-- REQUEST --
Starting at the first line of the listing below, repeat each line exactly until the line containing "import seaborn as sns", which you include. Leave out pictures.

-- PROVIDED MATERIAL --
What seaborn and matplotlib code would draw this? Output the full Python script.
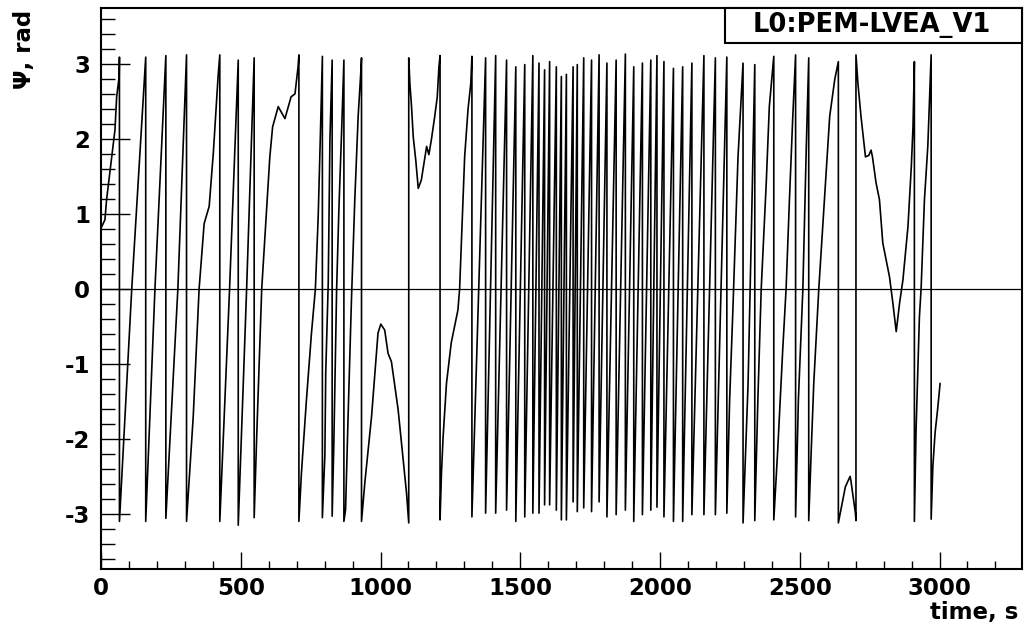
import matplotlib
matplotlib.use("Agg")
import matplotlib.pyplot as plt
from matplotlib.ticker import MultipleLocator
from matplotlib.patches import Rectangle
import numpy as np
import pandas as pd
import seaborn as sns

# ---------------- data ----------------
# early part (0 .. 1327 s): vertices of the wrapped phase curve
early_t = [0, 14, 20, 36, 50, 56, 65, 66,
           66, 110, 160,
           160, 193, 232,
           232, 275, 306,
           306, 330, 351, 369, 387, 402, 419, 425,
           425, 460, 491,
           491, 521, 548,
           548, 557, 575, 604, 614, 634, 658, 680, 694, 705, 708,
           708, 717, 735, 753, 767, 777, 785, 792,
           792, 801, 804, 813, 819, 827,
           827, 833, 837, 843, 851, 861, 869,
           869, 875, 884, 896, 908, 920, 930, 932,
           932, 944, 968, 991, 1001, 1015, 1027, 1039, 1063, 1081, 1093, 1101,
           1101, 1105, 1111, 1117, 1126, 1135, 1146, 1159, 1165, 1173, 1182, 1194, 1203, 1209, 1213,
           1213, 1218, 1224, 1236, 1253, 1265, 1277, 1283, 1293, 1301, 1313, 1323, 1327]
early_psi = [0.81, 0.92, 1.19, 1.68, 2.12, 2.56, 2.83, 3.09,
             -3.10, 0.0, 3.09,
             -3.10, 0.0, 3.11,
             -3.06, 0.0, 3.12,
             -3.10, -1.70, 0.0, 0.87, 1.10, 1.82, 2.84, 3.12,
             -3.10, 0.0, 3.05,
             -3.15, 0.0, 3.08,
             -3.05, -1.97, 0.0, 1.76, 2.16, 2.43, 2.27, 2.56, 2.60, 2.96, 3.12,
             -3.10, -2.46, -1.48, -0.59, 0.0, 0.96, 2.07, 3.10,
             -3.05, -2.21, -1.12, 0.08, 1.99, 3.05,
             -3.03, -2.06, -1.21, 0.0, 1.05, 2.12, 3.05,
             -3.10, -2.94, -1.70, -0.15, 1.19, 2.30, 2.92, 3.08,
             -3.10, -2.58, -1.70, -0.59, -0.47, -0.55, -0.86, -0.97, -1.61, -2.28, -2.72, -3.12,
             3.08, 2.74, 2.43, 2.03, 1.72, 1.34, 1.45, 1.76, 1.90, 1.79, 1.99, 2.30, 2.56, 2.96, 3.11,
             -3.08, -2.46, -1.97, -1.26, -0.72, -0.50, -0.28, 0.0, 0.96, 1.76, 2.39, 2.74, 3.10]

# dense part: times of the phase wraps, with the level just before / after each wrap
dense_wrap_t = [1327, 1376, 1412, 1451, 1484, 1516, 1545, 1567, 1587, 1605, 1629,
                1647, 1665, 1689, 1704, 1727, 1755, 1782, 1810, 1843, 1876, 1906,
                1937, 1967, 1989, 2014, 2048, 2081, 2114, 2157, 2198, 2239]
dense_top_psi = [3.10, 3.08, 3.11, 3.05, 2.96, 2.99, 3.11, 3.01, 2.92, 3.03, 2.96,
                 2.83, 2.86, 2.96, 2.99, 3.08, 3.05, 3.12, 3.01, 3.05, 3.13, 2.96,
                 3.01, 3.05, 3.11, 3.03, 2.94, 2.96, 3.01, 3.11, 3.08, 3.09]
dense_bottom_psi = [-3.04, -2.99, -2.99, -2.95, -3.10, -3.04, -2.99, -2.99, -2.88, -2.88, -2.95,
                    -3.08, -3.08, -2.84, -2.97, -2.92, -2.97, -2.84, -3.04, -3.01, -2.95, -3.10,
                    -3.01, -2.95, -2.91, -3.04, -3.10, -3.10, -3.01, -3.01, -3.01, -2.99]

# late part (2239 .. 3002 s)
late_t = [2249, 2261, 2279, 2297,
          2297, 2315, 2327, 2339,
          2339, 2350, 2362, 2380, 2391, 2407,
          2407, 2421, 2439, 2451, 2463, 2475, 2485,
          2485, 2495, 2511, 2523, 2532,
          2532, 2541, 2550, 2568, 2592, 2607, 2625, 2638,
          2638, 2663, 2680, 2683, 2699, 2701,
          2701, 2708, 2719, 2735, 2747, 2755, 2760, 2773, 2785, 2797, 2821, 2833, 2845, 2857,
          2869, 2887, 2899, 2905, 2910,
          2910, 2916, 2922, 2928, 2934, 2946, 2958, 2970,
          2970, 2976, 2984, 2993, 3002]
late_psi = [-1.48, -0.24, 1.76, 3.01,
            -3.12, -1.26, 0.79, 2.99,
            -3.09, -1.48, 0.0, 1.41, 2.43, 3.10,
            -3.08, -2.15, -0.81, 0.0, 1.19, 2.30, 3.12,
            -3.04, -1.48, 0.0, 1.85, 3.08,
            -3.09, -2.15, -1.26, 0.0, 1.41, 2.30, 2.79, 3.03,
            -3.12, -2.64, -2.50, -2.56, -2.99, -3.09,
            3.12, 2.74, 2.30, 1.76, 1.78, 1.85, 1.76, 1.41, 1.19, 0.61, 0.16, -0.19, -0.57, -0.19,
            0.12, 0.83, 1.63, 2.16, 3.03,
            -3.10, -1.88, -1.12, -0.37, 0.0, 1.19, 1.90, 3.12,
            -3.07, -2.37, -1.92, -1.61, -1.26]

channel_name = "L0:PEM-LVEA_V1"
x_title = "time, s"
y_title = "\u03a8, rad"

# ---------------- assemble the polyline ----------------
dense_t, dense_psi = [], []
for tw, top, bot in zip(dense_wrap_t, dense_top_psi, dense_bottom_psi):
    dense_t += [tw, tw]
    dense_psi += [top, bot]

time_s = early_t + dense_t + late_t
psi_rad = early_psi + dense_psi + late_psi
df = pd.DataFrame({"time": time_s, "psi": psi_rad})

# ---------------- drawing ----------------
sns.set_style("white")
plt.rcParams["font.family"] = ["DejaVu Sans"]
plt.rcParams["font.weight"] = "bold"
plt.rcParams["axes.unicode_minus"] = False
for key in ["text.color", "axes.labelcolor", "xtick.color", "ytick.color",
            "axes.edgecolor"]:
    plt.rcParams[key] = "black"

W, H = 1024, 626
fig = plt.figure(figsize=(W / 100, H / 100), dpi=100)
ax = fig.add_axes([101 / W, 1 - 569 / H, (1022 - 101) / W, (569 - 8) / H])

sns.lineplot(data=df, x="time", y="psi", sort=False, estimator=None,
             color="black", linewidth=1.2, ax=ax)
ax.axhline(0, color="black", linewidth=0.9)

ax.set_xlim(0, 3295)
ax.set_ylim(-3.735, 3.745)
ax.xaxis.set_major_locator(MultipleLocator(500))
ax.xaxis.set_minor_locator(MultipleLocator(100))
ax.yaxis.set_major_locator(MultipleLocator(1))
ax.yaxis.set_minor_locator(MultipleLocator(0.2))

ax.tick_params(axis="x", which="major", direction="in", length=12, width=1.0,
               labelsize=16.5, pad=6, top=False, bottom=True,
               color="black", labelcolor="black")
ax.tick_params(axis="x", which="minor", direction="in", length=6, width=1.0,
               top=False, bottom=True, color="black")
ax.tick_params(axis="y", which="major", direction="in", length=21, width=1.0,
               labelsize=16.5, pad=8, right=False, left=True,
               color="black", labelcolor="black")
ax.tick_params(axis="y", which="minor", direction="in", length=10, width=1.0,
               right=False, left=True, color="black")
for lab in ax.get_xticklabels() + ax.get_yticklabels():
    lab.set_fontweight("bold")

for sp in ax.spines.values():
    sp.set_visible(True)
    sp.set_color("black")
    sp.set_linewidth(1.5)

ax.set_xlabel("")
ax.set_ylabel("")

fig.text(1018 / W, 1 - 613 / H, x_title, ha="right", va="center",
         fontsize=16.5, fontweight="bold", color="black")
fig.text(24 / W, 1 - 10 / H, y_title, ha="center", va="top", rotation=90,
         fontsize=16.5, fontweight="bold", color="black")

# title box of the channel
box = Rectangle((725 / W, 1 - 43 / H), (1022 - 725) / W, 35 / H,
                transform=fig.transFigure, facecolor="white", edgecolor="black",
                linewidth=1.5, zorder=10)
fig.patches.append(box)
fig.text(872 / W, 1 - 25.5 / H, channel_name, ha="center", va="center",
         fontsize=18.5, fontweight="bold", color="black", zorder=11)

fig.savefig("out.png", dpi=100)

-- RESULT OF THIS TASK --
What seaborn and matplotlib code would draw this? Output the full Python script.
import matplotlib
matplotlib.use("Agg")
import matplotlib.pyplot as plt
from matplotlib.ticker import MultipleLocator
from matplotlib.patches import Rectangle
import numpy as np
import pandas as pd
import seaborn as sns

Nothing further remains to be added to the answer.